SMI’s primary goal is to determine the magnitudes of value that get provided for the disadvantaged.  To do this, we use SROIs, which measure the value provided for each dollar invested in the programs that provide that value. SROIs are reported as ratios, such as 3:1, meaning that $3 in value is created for the disadvantaged for each $1 donated or invested. Some benchmarks are helpful in deciphering and comparing SROIs.

  • Simply transferring money from a donor to a beneficiary should produce an SROI of, say, .9:1, meaning $0.90 of value is received by beneficiaries for each dollar donated, assuming it costs some money to raise funds (or collect taxes), administer the funds, identify beneficiaries, and transfer money to them.  Often outright transfers are not made if donors feel there is a risk funds will be used to do unwise things, like buy drugs.
  • Based on our experience, we suspect SROIs in the range of .7:1 to 6:1 are the norm.  For example, World Bank SROIs for education worldwide seem to be in this range.1
  • In the financial world, a return of 200% or a 2:1 ratio (meaning investors doubled their money) over a 10 year period (equivalent to a roughly 8% APR) is considered a good return (we sometimes light-heartedly suggest that if you cannot get a 10-year return on donations of 200%, invest the money in the stock market and give the results to the poor in cash).
  • SMI suspects that the SROI of most large-scale government human service programs is less than 2:1, especially when you include the costs of collecting taxes to fund the program and program administration.
  • It is our understanding that the highest large SROI program in the US is the GI Bill and that it had an SROI of 7:1. Veterans received about $7 in additional lifetime income benefits for every dollar invested in their education.  We suspect that the average incomes of recipients would have been around $20,000 per year in current dollar terms.
  • It is useful to think of the impact that differences in SROIs have on individual beneficiaries.  Suppose one project has an SROI of 5:1 and another has an SROI of 2:1. This means that a typical beneficiary receives $5,000 from each $1,000 donated to the first project, $3,000 more than she receives from the second!
  • High SROIs do exist for human assistance programs.  As one unusually high example, SMI has found one major program with an SROI of around 30:1 for U.S. workers earning $25,000. 

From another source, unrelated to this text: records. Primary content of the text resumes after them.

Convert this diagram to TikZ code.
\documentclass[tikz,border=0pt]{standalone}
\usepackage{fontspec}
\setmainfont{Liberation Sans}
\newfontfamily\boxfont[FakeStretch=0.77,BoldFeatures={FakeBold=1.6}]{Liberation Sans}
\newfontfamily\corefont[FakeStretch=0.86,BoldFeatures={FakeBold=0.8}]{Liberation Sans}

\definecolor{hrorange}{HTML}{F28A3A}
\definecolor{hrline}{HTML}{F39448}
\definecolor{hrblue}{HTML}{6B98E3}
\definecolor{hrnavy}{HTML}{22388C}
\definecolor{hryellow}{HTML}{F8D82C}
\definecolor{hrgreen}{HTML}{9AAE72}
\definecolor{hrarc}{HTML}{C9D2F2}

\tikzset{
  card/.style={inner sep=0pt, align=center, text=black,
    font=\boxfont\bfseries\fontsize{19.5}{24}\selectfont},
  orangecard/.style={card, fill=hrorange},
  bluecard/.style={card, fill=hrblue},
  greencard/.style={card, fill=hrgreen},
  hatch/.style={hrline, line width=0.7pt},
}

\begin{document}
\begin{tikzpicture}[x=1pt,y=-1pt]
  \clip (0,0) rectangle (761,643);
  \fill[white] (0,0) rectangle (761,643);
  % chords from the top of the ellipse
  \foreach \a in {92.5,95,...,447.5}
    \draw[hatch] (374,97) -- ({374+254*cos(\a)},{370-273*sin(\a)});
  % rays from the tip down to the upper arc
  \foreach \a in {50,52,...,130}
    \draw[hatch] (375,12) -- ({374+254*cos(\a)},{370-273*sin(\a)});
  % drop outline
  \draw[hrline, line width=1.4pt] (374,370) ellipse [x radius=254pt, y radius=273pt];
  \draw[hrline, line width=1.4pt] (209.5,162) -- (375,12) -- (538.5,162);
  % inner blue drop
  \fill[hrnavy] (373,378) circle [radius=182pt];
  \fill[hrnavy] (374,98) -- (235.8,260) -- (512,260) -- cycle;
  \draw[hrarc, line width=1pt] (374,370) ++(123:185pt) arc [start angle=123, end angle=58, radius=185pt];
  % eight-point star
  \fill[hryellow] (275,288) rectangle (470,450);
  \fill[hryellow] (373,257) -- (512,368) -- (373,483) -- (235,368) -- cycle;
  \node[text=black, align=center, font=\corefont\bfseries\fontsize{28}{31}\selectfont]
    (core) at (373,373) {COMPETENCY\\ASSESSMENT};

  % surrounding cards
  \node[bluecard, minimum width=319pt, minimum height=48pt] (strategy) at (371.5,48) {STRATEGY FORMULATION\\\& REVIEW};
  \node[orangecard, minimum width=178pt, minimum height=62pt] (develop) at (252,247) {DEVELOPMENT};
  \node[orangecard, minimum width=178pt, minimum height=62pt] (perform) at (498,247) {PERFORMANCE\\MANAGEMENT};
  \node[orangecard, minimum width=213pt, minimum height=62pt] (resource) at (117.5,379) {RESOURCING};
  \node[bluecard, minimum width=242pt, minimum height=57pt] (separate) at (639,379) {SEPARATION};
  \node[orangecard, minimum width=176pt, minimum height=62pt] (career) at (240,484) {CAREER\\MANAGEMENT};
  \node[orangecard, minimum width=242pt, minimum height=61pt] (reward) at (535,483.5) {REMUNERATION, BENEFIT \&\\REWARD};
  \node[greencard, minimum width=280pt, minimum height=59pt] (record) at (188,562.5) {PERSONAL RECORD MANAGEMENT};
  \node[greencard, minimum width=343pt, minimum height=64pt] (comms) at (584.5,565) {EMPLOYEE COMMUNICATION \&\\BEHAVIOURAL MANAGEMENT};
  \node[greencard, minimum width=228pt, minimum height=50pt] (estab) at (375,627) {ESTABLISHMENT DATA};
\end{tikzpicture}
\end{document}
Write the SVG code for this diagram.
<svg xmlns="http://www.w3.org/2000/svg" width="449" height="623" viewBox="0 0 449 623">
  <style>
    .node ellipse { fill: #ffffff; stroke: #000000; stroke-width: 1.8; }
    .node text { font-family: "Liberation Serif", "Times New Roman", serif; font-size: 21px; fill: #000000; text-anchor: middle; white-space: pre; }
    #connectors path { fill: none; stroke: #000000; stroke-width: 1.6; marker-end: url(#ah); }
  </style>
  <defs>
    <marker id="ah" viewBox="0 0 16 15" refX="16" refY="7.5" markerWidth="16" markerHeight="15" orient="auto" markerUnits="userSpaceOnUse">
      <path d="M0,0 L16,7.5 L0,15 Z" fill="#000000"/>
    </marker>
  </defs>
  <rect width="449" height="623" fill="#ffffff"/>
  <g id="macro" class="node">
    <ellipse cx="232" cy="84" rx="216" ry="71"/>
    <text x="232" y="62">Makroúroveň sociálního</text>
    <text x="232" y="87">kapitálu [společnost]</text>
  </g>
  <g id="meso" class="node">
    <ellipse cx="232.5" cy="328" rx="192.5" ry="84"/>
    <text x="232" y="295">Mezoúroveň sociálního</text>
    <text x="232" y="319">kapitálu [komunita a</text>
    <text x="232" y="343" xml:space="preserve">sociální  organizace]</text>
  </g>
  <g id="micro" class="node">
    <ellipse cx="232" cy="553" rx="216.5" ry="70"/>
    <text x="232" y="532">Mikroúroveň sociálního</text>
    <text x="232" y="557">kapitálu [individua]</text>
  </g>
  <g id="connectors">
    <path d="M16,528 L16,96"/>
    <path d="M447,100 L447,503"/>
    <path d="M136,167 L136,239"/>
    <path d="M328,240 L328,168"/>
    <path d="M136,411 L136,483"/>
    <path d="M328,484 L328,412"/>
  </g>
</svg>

A study by a nationally recognized consulting firm examining affiliates of an adult volunteer-based literacy program in the United States showed that for every dollar invested in the program (focusing on students who had an average annual income of around $25,000), there was a $33 return in economic value. In a subsequent two-year effort, SMI confirmed results of this order of magnitude by using stratified samples from a component of this same charity.

  • Our clients sometimes ask how the SROI we report for their organization or program compares with that of similar organizations.  This information provides context to our SROI estimates and may be useful as our clients use our SROI estimates to raise funds, assess the effectiveness of their programs and consider possible productivity improvements.  We offer to try to help organizations obtain this comparative information, either from us or other sources, in a cost-effective manner, subject to the condition that we will report aggregate or average SROIs wherever possible and otherwise will not identify by name individual organizations evaluated to avoid disgracing any particular organization.
  • SMI is looking for SROIs of over 5:1 for individuals earning less than $7,000 a year. We have identified several of these, including some in the 15:1 range or higher.

 1. See, e.g., Psacharopoulos, George; and Harry Anthony Patrinos. 2002. "Returns to Investment in Education: A Further Update," World Bank Policy Research Working Paper 2881.